• [Aim of the task]: Skip all pictures, then copy the lines from the start of the data through the line with "72000, 74000, 76000];", keeping both ends.

• [Information supplied]:
+--

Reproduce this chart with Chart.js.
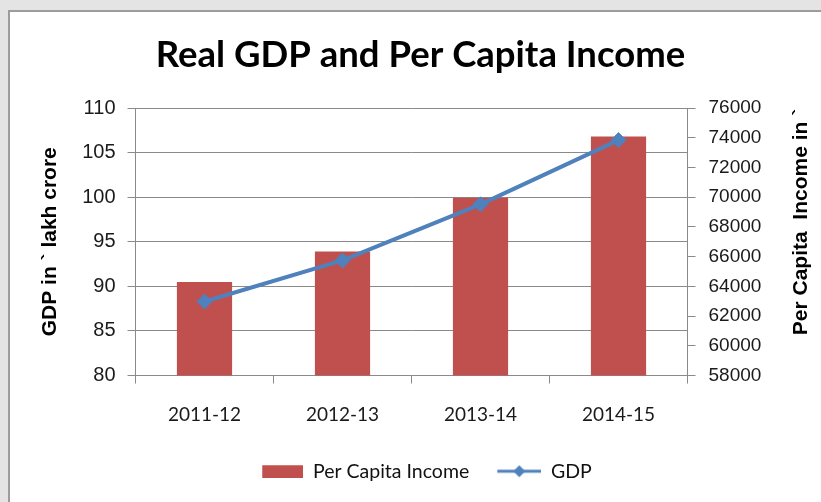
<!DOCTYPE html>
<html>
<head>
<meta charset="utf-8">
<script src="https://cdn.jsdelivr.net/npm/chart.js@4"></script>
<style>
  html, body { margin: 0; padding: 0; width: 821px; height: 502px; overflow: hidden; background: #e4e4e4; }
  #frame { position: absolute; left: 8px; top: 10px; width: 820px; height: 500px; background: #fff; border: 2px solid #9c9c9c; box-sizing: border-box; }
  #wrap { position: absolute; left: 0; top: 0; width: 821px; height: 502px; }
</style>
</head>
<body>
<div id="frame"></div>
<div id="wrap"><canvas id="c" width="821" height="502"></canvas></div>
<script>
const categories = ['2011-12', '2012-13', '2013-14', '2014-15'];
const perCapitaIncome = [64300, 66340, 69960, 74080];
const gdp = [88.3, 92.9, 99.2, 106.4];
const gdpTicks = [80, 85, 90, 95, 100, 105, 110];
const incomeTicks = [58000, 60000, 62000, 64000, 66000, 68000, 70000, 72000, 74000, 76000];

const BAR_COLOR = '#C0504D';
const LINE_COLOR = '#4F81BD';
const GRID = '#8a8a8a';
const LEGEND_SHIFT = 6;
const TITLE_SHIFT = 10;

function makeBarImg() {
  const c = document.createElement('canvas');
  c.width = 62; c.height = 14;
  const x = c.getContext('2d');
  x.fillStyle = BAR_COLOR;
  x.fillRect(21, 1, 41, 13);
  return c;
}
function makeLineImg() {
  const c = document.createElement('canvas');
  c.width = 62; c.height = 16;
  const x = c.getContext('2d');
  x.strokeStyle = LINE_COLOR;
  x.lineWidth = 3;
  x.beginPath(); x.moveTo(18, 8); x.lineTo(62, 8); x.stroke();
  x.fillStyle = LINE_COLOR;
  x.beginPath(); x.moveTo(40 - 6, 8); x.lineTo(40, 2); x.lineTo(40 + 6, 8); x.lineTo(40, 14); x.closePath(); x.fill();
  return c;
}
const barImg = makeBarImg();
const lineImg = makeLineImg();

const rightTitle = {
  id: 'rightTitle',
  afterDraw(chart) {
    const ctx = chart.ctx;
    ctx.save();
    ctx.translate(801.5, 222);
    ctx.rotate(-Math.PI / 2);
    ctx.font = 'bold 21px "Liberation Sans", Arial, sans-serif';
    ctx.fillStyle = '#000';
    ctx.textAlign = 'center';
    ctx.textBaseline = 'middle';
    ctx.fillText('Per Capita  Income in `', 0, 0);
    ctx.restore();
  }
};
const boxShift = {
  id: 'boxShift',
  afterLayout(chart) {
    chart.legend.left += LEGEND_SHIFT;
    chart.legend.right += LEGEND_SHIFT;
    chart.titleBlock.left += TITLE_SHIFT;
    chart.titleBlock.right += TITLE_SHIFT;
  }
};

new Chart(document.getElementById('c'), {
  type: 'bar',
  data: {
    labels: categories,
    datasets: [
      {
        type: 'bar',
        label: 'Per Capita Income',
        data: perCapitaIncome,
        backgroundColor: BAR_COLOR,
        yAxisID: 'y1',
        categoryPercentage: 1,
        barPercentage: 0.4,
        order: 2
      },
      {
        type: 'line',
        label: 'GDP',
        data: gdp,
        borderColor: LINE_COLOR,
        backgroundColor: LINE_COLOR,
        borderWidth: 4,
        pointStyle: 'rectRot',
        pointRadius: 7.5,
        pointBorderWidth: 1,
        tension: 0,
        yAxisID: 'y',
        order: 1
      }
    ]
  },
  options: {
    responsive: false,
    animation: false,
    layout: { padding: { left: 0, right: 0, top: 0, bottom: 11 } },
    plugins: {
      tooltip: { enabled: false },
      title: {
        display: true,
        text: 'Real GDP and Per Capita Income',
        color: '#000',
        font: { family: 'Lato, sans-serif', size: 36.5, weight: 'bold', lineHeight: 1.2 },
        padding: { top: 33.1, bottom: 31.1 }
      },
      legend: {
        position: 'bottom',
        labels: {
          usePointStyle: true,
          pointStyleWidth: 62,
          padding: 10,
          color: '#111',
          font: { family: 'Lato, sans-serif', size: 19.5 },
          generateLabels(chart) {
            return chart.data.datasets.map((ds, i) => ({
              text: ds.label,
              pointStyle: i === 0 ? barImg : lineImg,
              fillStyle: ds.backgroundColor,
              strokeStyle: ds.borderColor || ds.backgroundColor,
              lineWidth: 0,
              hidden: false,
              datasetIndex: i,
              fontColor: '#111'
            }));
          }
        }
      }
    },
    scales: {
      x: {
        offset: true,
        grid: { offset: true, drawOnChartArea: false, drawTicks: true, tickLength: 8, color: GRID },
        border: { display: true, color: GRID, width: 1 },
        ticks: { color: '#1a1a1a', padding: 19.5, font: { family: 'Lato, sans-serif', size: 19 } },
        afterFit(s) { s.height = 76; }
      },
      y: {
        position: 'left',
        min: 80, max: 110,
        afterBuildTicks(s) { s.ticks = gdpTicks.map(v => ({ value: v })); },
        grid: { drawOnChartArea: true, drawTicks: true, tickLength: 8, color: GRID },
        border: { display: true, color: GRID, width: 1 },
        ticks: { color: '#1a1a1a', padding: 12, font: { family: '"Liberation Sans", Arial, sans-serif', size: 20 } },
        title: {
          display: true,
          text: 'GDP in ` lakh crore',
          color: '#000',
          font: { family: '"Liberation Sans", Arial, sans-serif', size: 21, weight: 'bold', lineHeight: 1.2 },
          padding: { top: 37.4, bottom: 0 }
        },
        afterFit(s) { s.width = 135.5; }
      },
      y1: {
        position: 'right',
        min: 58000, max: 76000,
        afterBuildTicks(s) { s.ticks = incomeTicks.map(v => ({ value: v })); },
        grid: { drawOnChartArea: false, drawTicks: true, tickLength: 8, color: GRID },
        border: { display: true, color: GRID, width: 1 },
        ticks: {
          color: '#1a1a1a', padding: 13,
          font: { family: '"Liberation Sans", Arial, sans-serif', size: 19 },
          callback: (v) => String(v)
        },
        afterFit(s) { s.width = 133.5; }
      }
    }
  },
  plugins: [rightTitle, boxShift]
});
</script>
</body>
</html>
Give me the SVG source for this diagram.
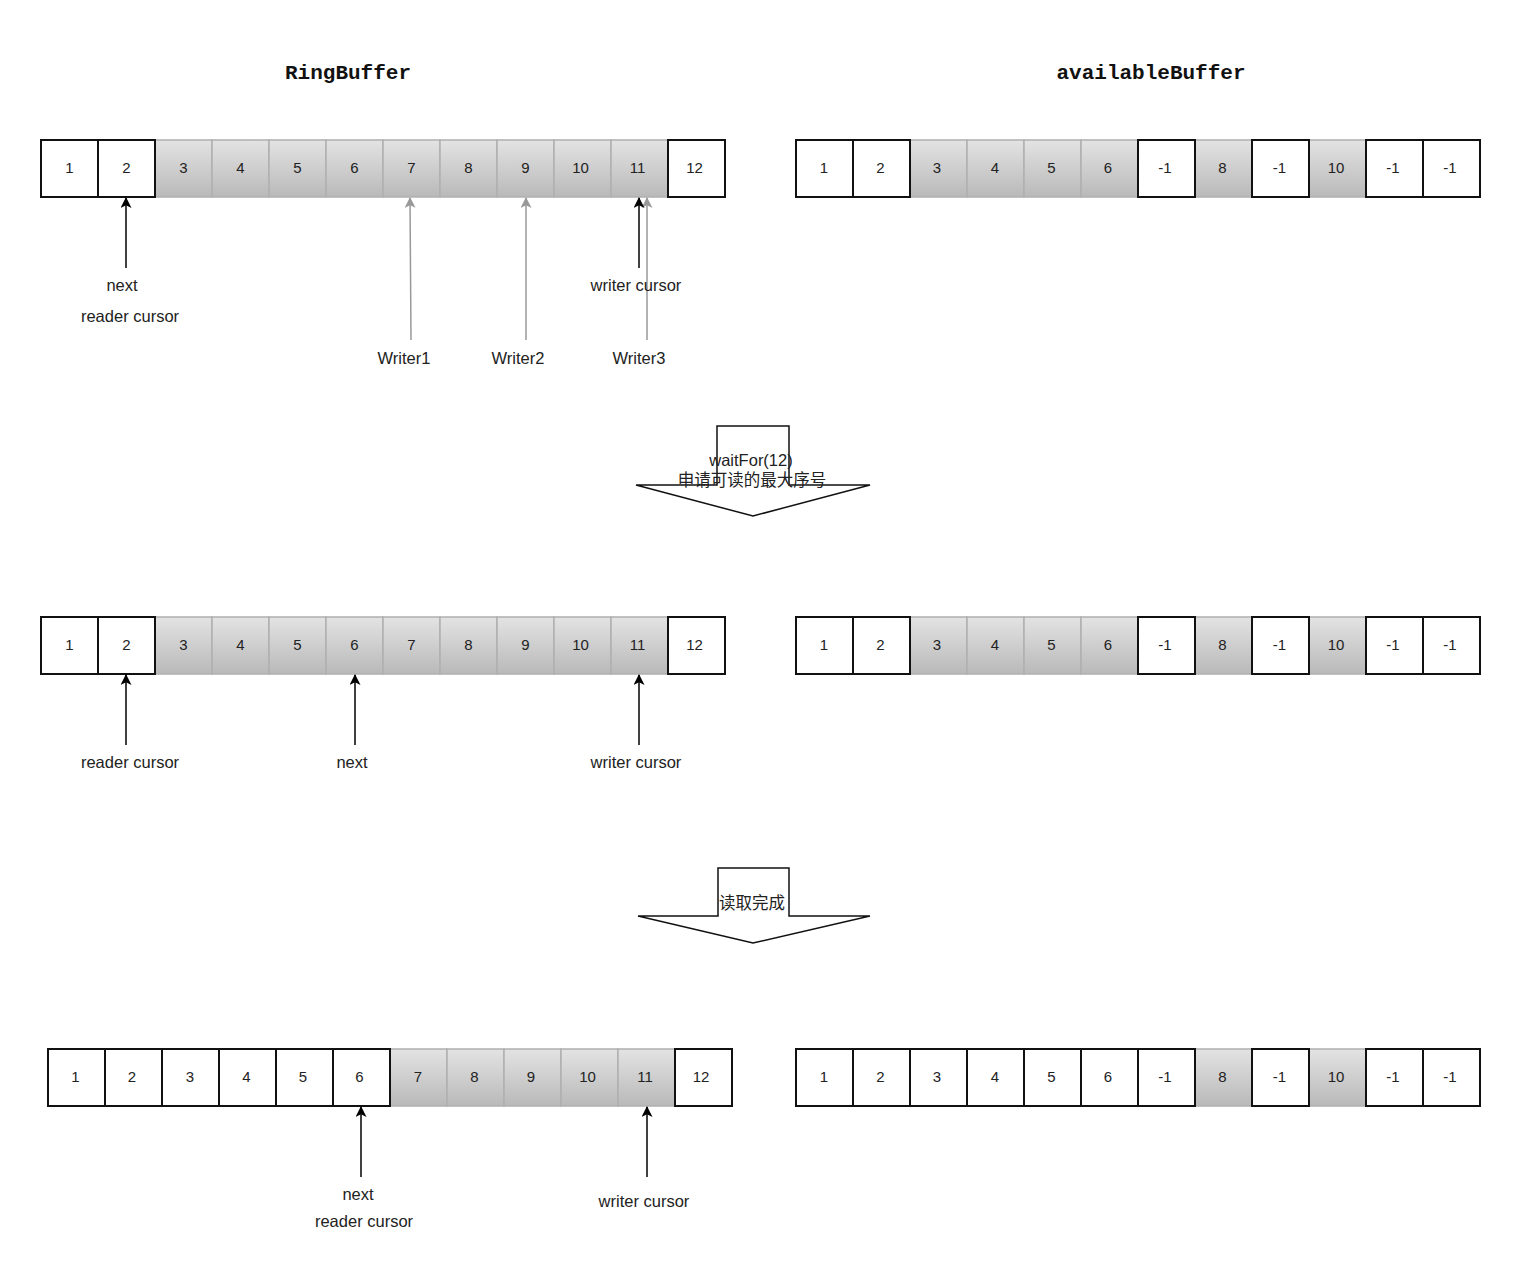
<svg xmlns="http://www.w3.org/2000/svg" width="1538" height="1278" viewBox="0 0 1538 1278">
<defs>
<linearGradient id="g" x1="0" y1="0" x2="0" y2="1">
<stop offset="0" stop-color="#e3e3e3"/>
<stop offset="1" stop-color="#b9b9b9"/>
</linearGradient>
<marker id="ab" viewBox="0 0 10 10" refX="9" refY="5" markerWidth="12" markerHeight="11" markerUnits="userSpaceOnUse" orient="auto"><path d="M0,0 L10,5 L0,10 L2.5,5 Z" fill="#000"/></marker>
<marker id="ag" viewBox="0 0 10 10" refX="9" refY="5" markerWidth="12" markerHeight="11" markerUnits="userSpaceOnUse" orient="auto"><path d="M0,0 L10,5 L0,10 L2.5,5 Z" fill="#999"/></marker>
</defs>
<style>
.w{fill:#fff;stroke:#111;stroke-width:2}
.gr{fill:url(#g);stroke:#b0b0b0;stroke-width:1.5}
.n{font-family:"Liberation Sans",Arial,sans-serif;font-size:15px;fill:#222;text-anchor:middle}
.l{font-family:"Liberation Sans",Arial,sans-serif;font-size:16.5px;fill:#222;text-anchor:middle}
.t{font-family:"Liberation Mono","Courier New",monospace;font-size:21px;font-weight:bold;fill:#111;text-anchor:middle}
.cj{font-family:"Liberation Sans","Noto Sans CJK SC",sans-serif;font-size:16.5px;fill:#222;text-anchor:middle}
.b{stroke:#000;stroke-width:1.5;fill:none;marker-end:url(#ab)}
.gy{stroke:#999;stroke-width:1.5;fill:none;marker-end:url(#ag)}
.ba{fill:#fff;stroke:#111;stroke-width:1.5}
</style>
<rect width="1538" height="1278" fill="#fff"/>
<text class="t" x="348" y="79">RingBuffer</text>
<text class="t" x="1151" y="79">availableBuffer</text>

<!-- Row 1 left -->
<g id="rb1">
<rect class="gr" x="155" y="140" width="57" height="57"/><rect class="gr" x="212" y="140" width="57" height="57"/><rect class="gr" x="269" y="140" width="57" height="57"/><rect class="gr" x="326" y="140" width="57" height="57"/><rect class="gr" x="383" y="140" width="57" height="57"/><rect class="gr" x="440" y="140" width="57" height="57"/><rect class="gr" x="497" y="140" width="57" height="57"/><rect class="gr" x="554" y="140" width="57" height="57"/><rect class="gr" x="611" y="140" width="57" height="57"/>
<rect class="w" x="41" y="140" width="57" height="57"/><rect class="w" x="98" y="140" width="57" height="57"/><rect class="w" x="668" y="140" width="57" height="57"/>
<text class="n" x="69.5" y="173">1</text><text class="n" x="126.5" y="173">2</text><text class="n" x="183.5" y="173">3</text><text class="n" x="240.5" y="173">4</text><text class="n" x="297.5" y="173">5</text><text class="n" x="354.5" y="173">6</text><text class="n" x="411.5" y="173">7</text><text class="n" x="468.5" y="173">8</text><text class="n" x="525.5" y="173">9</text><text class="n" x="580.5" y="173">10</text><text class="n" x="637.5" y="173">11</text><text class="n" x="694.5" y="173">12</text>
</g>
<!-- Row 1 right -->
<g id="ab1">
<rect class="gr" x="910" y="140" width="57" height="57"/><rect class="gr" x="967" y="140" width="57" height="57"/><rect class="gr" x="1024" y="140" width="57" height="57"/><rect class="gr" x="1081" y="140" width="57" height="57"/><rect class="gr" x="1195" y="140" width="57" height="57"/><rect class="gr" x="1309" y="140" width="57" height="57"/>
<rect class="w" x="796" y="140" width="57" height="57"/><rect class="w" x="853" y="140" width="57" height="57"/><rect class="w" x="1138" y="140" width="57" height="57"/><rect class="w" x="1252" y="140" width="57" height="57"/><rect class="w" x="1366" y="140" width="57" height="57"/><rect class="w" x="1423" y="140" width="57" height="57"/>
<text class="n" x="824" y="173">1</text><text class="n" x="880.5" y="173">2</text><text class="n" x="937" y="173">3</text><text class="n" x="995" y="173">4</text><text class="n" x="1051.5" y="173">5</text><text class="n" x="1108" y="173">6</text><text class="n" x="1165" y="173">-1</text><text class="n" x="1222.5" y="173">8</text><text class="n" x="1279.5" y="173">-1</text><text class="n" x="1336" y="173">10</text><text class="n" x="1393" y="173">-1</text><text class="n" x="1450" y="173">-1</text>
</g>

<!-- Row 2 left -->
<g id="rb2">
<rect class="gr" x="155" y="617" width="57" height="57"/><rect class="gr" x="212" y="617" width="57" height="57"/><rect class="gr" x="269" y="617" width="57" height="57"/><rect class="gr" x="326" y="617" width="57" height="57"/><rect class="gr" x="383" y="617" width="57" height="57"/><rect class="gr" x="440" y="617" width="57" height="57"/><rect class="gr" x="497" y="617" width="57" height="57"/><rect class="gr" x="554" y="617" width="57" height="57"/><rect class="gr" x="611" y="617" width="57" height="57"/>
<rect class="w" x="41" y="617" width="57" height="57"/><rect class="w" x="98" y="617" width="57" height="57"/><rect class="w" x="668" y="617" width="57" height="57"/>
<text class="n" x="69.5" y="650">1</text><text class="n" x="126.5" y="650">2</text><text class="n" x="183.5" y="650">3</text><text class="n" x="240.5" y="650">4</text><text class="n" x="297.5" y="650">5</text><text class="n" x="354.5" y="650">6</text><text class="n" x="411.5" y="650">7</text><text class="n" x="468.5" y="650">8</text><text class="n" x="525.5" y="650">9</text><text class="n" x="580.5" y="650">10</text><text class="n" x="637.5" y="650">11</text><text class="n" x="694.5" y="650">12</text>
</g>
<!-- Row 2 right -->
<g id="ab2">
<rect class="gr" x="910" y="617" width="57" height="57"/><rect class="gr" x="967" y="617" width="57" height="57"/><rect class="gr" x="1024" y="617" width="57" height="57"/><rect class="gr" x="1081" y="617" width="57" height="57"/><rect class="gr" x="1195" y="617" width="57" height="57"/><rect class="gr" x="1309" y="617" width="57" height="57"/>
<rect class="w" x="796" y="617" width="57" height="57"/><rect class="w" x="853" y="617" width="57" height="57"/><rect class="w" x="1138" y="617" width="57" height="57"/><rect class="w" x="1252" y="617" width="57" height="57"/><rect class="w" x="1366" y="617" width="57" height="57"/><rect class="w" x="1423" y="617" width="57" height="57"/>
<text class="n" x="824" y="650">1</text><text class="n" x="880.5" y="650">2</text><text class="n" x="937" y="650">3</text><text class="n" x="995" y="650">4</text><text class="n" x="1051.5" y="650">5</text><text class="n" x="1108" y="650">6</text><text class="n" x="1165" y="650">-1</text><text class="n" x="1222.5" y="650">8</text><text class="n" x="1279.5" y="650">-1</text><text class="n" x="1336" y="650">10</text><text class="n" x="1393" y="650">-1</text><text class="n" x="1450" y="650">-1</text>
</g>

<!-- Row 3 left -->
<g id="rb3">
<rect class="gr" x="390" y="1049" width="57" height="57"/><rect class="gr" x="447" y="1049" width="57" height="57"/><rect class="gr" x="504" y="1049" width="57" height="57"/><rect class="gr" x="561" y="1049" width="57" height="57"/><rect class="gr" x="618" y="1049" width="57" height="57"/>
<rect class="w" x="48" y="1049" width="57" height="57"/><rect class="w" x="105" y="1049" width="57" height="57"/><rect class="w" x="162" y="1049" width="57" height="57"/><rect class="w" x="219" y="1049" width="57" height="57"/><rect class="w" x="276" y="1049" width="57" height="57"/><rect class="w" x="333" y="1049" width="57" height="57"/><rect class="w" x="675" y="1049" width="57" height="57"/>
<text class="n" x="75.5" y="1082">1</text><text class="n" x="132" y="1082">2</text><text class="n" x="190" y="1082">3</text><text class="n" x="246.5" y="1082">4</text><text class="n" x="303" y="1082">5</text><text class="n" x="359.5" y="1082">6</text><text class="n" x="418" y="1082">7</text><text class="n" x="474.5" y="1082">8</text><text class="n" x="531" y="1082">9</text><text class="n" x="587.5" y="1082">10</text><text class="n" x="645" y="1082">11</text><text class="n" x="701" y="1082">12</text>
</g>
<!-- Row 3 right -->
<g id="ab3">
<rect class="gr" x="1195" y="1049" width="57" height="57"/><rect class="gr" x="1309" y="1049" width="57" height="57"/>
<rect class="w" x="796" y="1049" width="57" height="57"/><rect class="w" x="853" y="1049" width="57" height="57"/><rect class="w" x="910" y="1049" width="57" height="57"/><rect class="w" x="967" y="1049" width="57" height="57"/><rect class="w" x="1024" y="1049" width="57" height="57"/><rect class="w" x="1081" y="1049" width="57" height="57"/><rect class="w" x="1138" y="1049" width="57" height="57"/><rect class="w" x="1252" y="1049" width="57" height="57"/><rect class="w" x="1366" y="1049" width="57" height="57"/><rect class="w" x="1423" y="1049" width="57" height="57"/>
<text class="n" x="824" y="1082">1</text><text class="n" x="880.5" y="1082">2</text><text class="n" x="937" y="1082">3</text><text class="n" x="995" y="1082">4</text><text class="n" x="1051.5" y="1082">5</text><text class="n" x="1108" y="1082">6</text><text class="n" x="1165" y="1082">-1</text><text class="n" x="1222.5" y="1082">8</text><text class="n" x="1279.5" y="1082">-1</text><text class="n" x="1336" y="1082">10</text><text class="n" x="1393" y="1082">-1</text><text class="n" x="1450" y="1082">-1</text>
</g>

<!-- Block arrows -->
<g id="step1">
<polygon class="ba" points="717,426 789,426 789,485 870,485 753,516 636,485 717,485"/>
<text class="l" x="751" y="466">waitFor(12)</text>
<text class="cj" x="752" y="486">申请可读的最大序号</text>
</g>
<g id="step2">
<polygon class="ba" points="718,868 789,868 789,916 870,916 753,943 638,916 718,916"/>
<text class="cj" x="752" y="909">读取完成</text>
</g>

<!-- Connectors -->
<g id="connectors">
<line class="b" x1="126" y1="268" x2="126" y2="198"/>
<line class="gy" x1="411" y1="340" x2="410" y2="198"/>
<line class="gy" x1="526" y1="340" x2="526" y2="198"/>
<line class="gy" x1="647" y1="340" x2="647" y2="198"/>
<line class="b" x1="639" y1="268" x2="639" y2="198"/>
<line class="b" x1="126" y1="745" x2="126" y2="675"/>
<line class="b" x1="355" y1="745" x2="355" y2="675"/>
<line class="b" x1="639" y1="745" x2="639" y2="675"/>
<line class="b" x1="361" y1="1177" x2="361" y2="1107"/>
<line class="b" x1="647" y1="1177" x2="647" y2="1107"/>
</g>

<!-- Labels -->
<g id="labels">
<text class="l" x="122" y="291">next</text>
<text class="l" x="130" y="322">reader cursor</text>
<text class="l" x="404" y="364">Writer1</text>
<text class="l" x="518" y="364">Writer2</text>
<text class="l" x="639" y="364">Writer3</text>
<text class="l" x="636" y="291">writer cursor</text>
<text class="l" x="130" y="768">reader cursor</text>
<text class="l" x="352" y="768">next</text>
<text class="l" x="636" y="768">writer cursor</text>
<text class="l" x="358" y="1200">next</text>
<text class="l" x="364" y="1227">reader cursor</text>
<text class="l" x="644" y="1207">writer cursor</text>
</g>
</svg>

+--

• [Completed task]:
Reproduce this chart with Chart.js.
<!DOCTYPE html>
<html>
<head>
<meta charset="utf-8">
<script src="https://cdn.jsdelivr.net/npm/chart.js@4"></script>
<style>
  html, body { margin: 0; padding: 0; width: 821px; height: 502px; overflow: hidden; background: #e4e4e4; }
  #frame { position: absolute; left: 8px; top: 10px; width: 820px; height: 500px; background: #fff; border: 2px solid #9c9c9c; box-sizing: border-box; }
  #wrap { position: absolute; left: 0; top: 0; width: 821px; height: 502px; }
</style>
</head>
<body>
<div id="frame"></div>
<div id="wrap"><canvas id="c" width="821" height="502"></canvas></div>
<script>
const categories = ['2011-12', '2012-13', '2013-14', '2014-15'];
const perCapitaIncome = [64300, 66340, 69960, 74080];
const gdp = [88.3, 92.9, 99.2, 106.4];
const gdpTicks = [80, 85, 90, 95, 100, 105, 110];
const incomeTicks = [58000, 60000, 62000, 64000, 66000, 68000, 70000, 72000, 74000, 76000];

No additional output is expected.